EXERCISE >>
Reproduce every line of the material below, but drop the pictures.

GIVEN DATA >>
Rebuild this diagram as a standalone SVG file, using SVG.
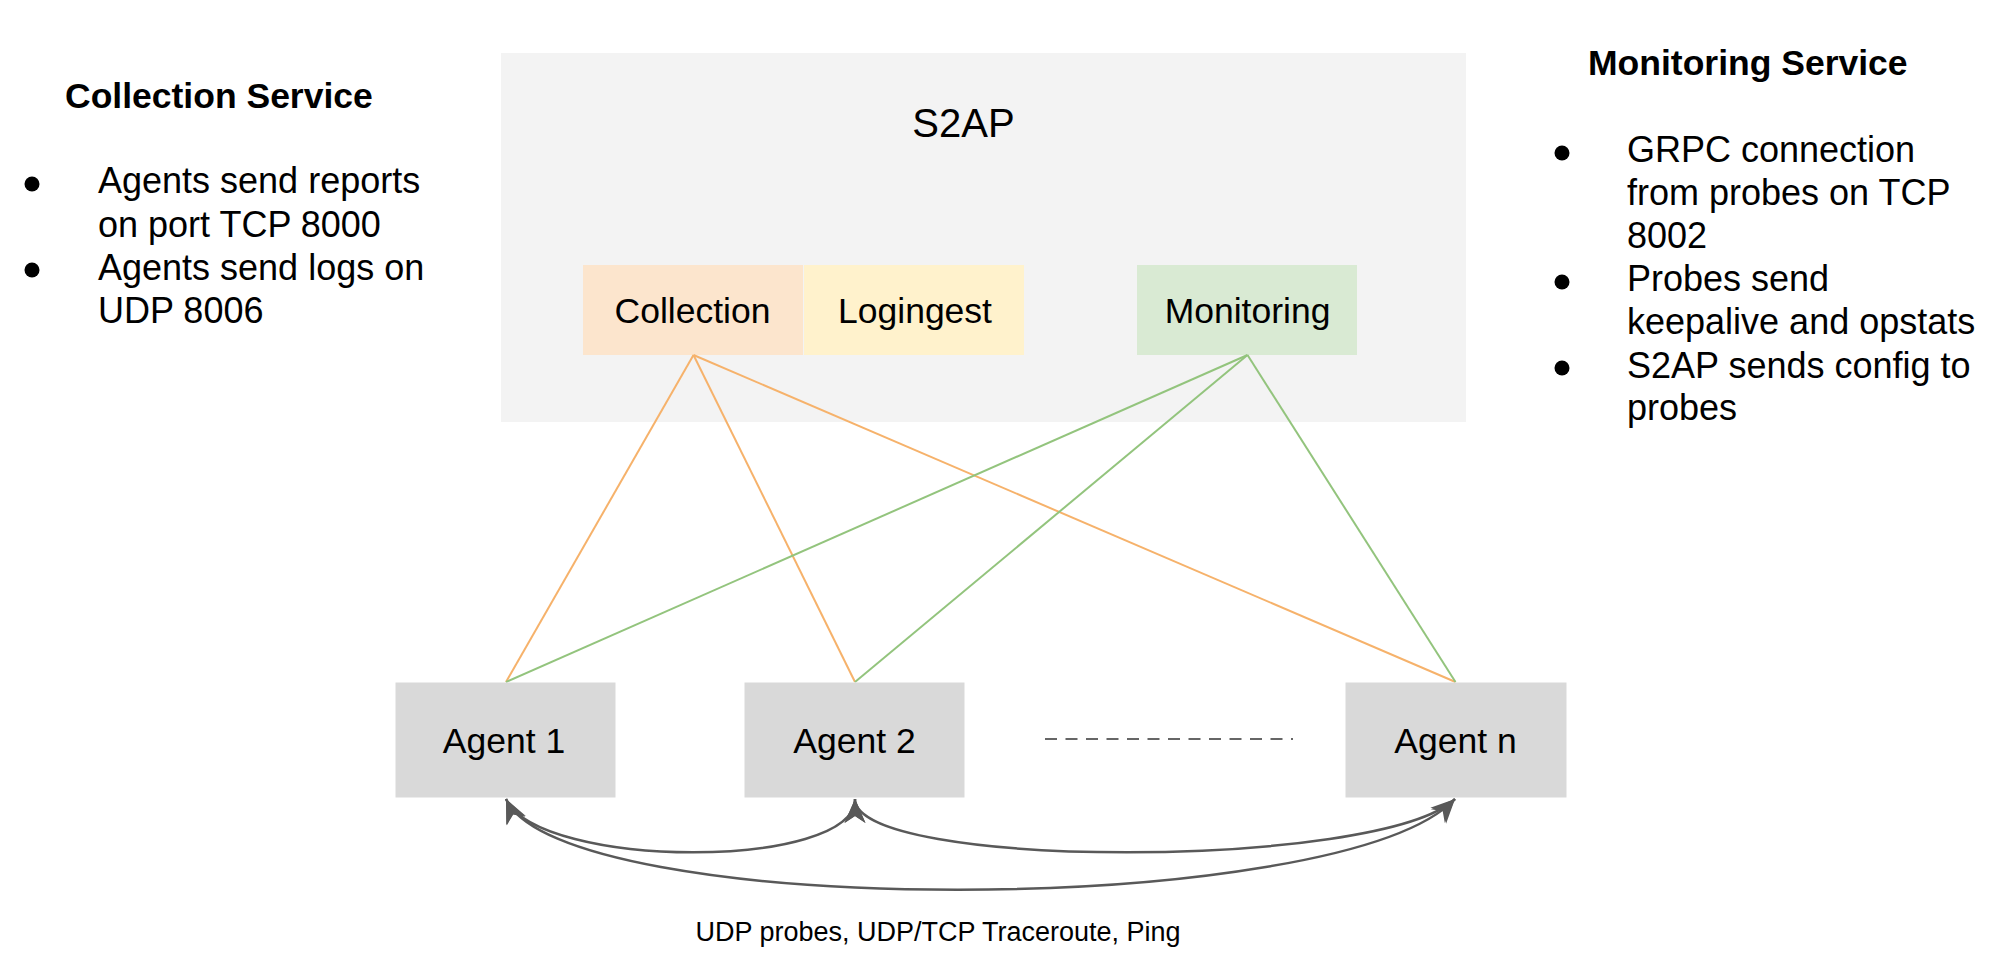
<svg xmlns="http://www.w3.org/2000/svg" width="1999" height="972" viewBox="0 0 1999 972">
<style>
text{font-family:"Liberation Sans",Arial,sans-serif;fill:#000}
.t{font-size:36px}
.n{font-size:35.5px}
.b{font-size:35.5px;font-weight:bold}
.c{text-anchor:middle}
.or{stroke:#f6b26b;stroke-width:2;fill:none}
.gr{stroke:#93c47d;stroke-width:2;fill:none}
.cv{stroke:#595959;stroke-width:2.5;fill:none;marker-start:url(#ah);marker-end:url(#ah)}
.agent{fill:#d9d9d9}
</style>
<defs>
<marker id="ah" markerUnits="userSpaceOnUse" viewBox="-26 -12 28 24" markerWidth="28" markerHeight="24" refX="0" refY="0" orient="auto-start-reverse">
<path d="M0,0 L-24,-10.5 L-17,0 L-24,10.5 Z" fill="#595959"/>
</marker>
</defs>
<rect width="1999" height="972" fill="#fff"/>

<g id="collection-service-notes">
<text class="b" x="65" y="108">Collection Service</text>
<circle cx="32" cy="184" r="7.5"/>
<text class="t" x="98" y="193">Agents send reports</text>
<text class="t" x="98" y="237">on port TCP 8000</text>
<circle cx="32" cy="270" r="7.5"/>
<text class="t" x="98" y="280">Agents send logs on</text>
<text class="t" x="98" y="323">UDP 8006</text>
</g>

<g id="monitoring-service-notes">
<text class="b" x="1588" y="75">Monitoring Service</text>
<circle cx="1562" cy="153" r="7.5"/>
<text class="t" x="1627" y="162">GRPC connection</text>
<text class="t" x="1627" y="205">from probes on TCP</text>
<text class="t" x="1627" y="248">8002</text>
<circle cx="1562" cy="282" r="7.5"/>
<text class="t" x="1627" y="291">Probes send</text>
<text class="t" x="1627" y="334">keepalive and opstats</text>
<circle cx="1562" cy="368" r="7.5"/>
<text class="t" x="1627" y="378">S2AP sends config to</text>
<text class="t" x="1627" y="420">probes</text>
</g>

<g id="s2ap">
<rect x="501" y="53" width="965" height="369" fill="#f3f3f3"/>
<text class="c" x="963.5" y="137" font-size="40">S2AP</text>
</g>
<g id="collection">
<rect x="583" y="265" width="220" height="90" fill="#fce5cd"/>
<text class="n c" x="692.5" y="323">Collection</text>
</g>
<g id="logingest">
<rect x="804" y="265" width="220" height="90" fill="#fff2cc"/>
<text class="n c" x="915" y="323">Logingest</text>
</g>
<g id="monitoring">
<rect x="1137" y="265" width="220" height="90" fill="#d9ead3"/>
<text class="n c" x="1247.5" y="323">Monitoring</text>
</g>

<g id="connectors">
<line class="or" x1="693.5" y1="355" x2="506" y2="682"/>
<line class="or" x1="693.5" y1="355" x2="855" y2="682"/>
<line class="or" x1="693.5" y1="355" x2="1455.5" y2="682"/>
<line class="gr" x1="1247.5" y1="355" x2="506" y2="682"/>
<line class="gr" x1="1247.5" y1="355" x2="855" y2="682"/>
<line class="gr" x1="1247.5" y1="355" x2="1455.5" y2="682"/>
<line x1="1045" y1="739" x2="1293" y2="739" stroke="#666" stroke-width="2" stroke-dasharray="12 8.5"/>
<path class="cv" d="M506,799 C540,870 855,870 855,799"/>
<path class="cv" d="M855,799 C855,870 1380,870 1455,799"/>
<path class="cv" d="M506,799 C560,920 1340,920 1455,799"/>
<text x="938" y="941" font-size="27" text-anchor="middle">UDP probes, UDP/TCP Traceroute, Ping</text>
</g>

<g id="agent-1">
<rect class="agent" x="395.5" y="682.5" width="220" height="115"/>
<text class="n c" x="504" y="753">Agent 1</text>
</g>
<g id="agent-2">
<rect class="agent" x="744.5" y="682.5" width="220" height="115"/>
<text class="n c" x="854.5" y="753">Agent 2</text>
</g>
<g id="agent-n">
<rect class="agent" x="1345.5" y="682.5" width="221" height="115"/>
<text class="n c" x="1455.5" y="753">Agent n</text>
</g>
</svg>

EXERCISE OUTPUT >>
Rebuild this diagram as a standalone SVG file, using SVG.
<svg xmlns="http://www.w3.org/2000/svg" width="1999" height="972" viewBox="0 0 1999 972">
<style>
text{font-family:"Liberation Sans",Arial,sans-serif;fill:#000}
.t{font-size:36px}
.n{font-size:35.5px}
.b{font-size:35.5px;font-weight:bold}
.c{text-anchor:middle}
.or{stroke:#f6b26b;stroke-width:2;fill:none}
.gr{stroke:#93c47d;stroke-width:2;fill:none}
.cv{stroke:#595959;stroke-width:2.5;fill:none;marker-start:url(#ah);marker-end:url(#ah)}
.agent{fill:#d9d9d9}
</style>
<defs>
<marker id="ah" markerUnits="userSpaceOnUse" viewBox="-26 -12 28 24" markerWidth="28" markerHeight="24" refX="0" refY="0" orient="auto-start-reverse">
<path d="M0,0 L-24,-10.5 L-17,0 L-24,10.5 Z" fill="#595959"/>
</marker>
</defs>
<rect width="1999" height="972" fill="#fff"/>

<g id="collection-service-notes">
<text class="b" x="65" y="108">Collection Service</text>
<circle cx="32" cy="184" r="7.5"/>
<text class="t" x="98" y="193">Agents send reports</text>
<text class="t" x="98" y="237">on port TCP 8000</text>
<circle cx="32" cy="270" r="7.5"/>
<text class="t" x="98" y="280">Agents send logs on</text>
<text class="t" x="98" y="323">UDP 8006</text>
</g>

<g id="monitoring-service-notes">
<text class="b" x="1588" y="75">Monitoring Service</text>
<circle cx="1562" cy="153" r="7.5"/>
<text class="t" x="1627" y="162">GRPC connection</text>
<text class="t" x="1627" y="205">from probes on TCP</text>
<text class="t" x="1627" y="248">8002</text>
<circle cx="1562" cy="282" r="7.5"/>
<text class="t" x="1627" y="291">Probes send</text>
<text class="t" x="1627" y="334">keepalive and opstats</text>
<circle cx="1562" cy="368" r="7.5"/>
<text class="t" x="1627" y="378">S2AP sends config to</text>
<text class="t" x="1627" y="420">probes</text>
</g>

<g id="s2ap">
<rect x="501" y="53" width="965" height="369" fill="#f3f3f3"/>
<text class="c" x="963.5" y="137" font-size="40">S2AP</text>
</g>
<g id="collection">
<rect x="583" y="265" width="220" height="90" fill="#fce5cd"/>
<text class="n c" x="692.5" y="323">Collection</text>
</g>
<g id="logingest">
<rect x="804" y="265" width="220" height="90" fill="#fff2cc"/>
<text class="n c" x="915" y="323">Logingest</text>
</g>
<g id="monitoring">
<rect x="1137" y="265" width="220" height="90" fill="#d9ead3"/>
<text class="n c" x="1247.5" y="323">Monitoring</text>
</g>

<g id="connectors">
<line class="or" x1="693.5" y1="355" x2="506" y2="682"/>
<line class="or" x1="693.5" y1="355" x2="855" y2="682"/>
<line class="or" x1="693.5" y1="355" x2="1455.5" y2="682"/>
<line class="gr" x1="1247.5" y1="355" x2="506" y2="682"/>
<line class="gr" x1="1247.5" y1="355" x2="855" y2="682"/>
<line class="gr" x1="1247.5" y1="355" x2="1455.5" y2="682"/>
<line x1="1045" y1="739" x2="1293" y2="739" stroke="#666" stroke-width="2" stroke-dasharray="12 8.5"/>
<path class="cv" d="M506,799 C540,870 855,870 855,799"/>
<path class="cv" d="M855,799 C855,870 1380,870 1455,799"/>
<path class="cv" d="M506,799 C560,920 1340,920 1455,799"/>
<text x="938" y="941" font-size="27" text-anchor="middle">UDP probes, UDP/TCP Traceroute, Ping</text>
</g>

<g id="agent-1">
<rect class="agent" x="395.5" y="682.5" width="220" height="115"/>
<text class="n c" x="504" y="753">Agent 1</text>
</g>
<g id="agent-2">
<rect class="agent" x="744.5" y="682.5" width="220" height="115"/>
<text class="n c" x="854.5" y="753">Agent 2</text>
</g>
<g id="agent-n">
<rect class="agent" x="1345.5" y="682.5" width="221" height="115"/>
<text class="n c" x="1455.5" y="753">Agent n</text>
</g>
</svg>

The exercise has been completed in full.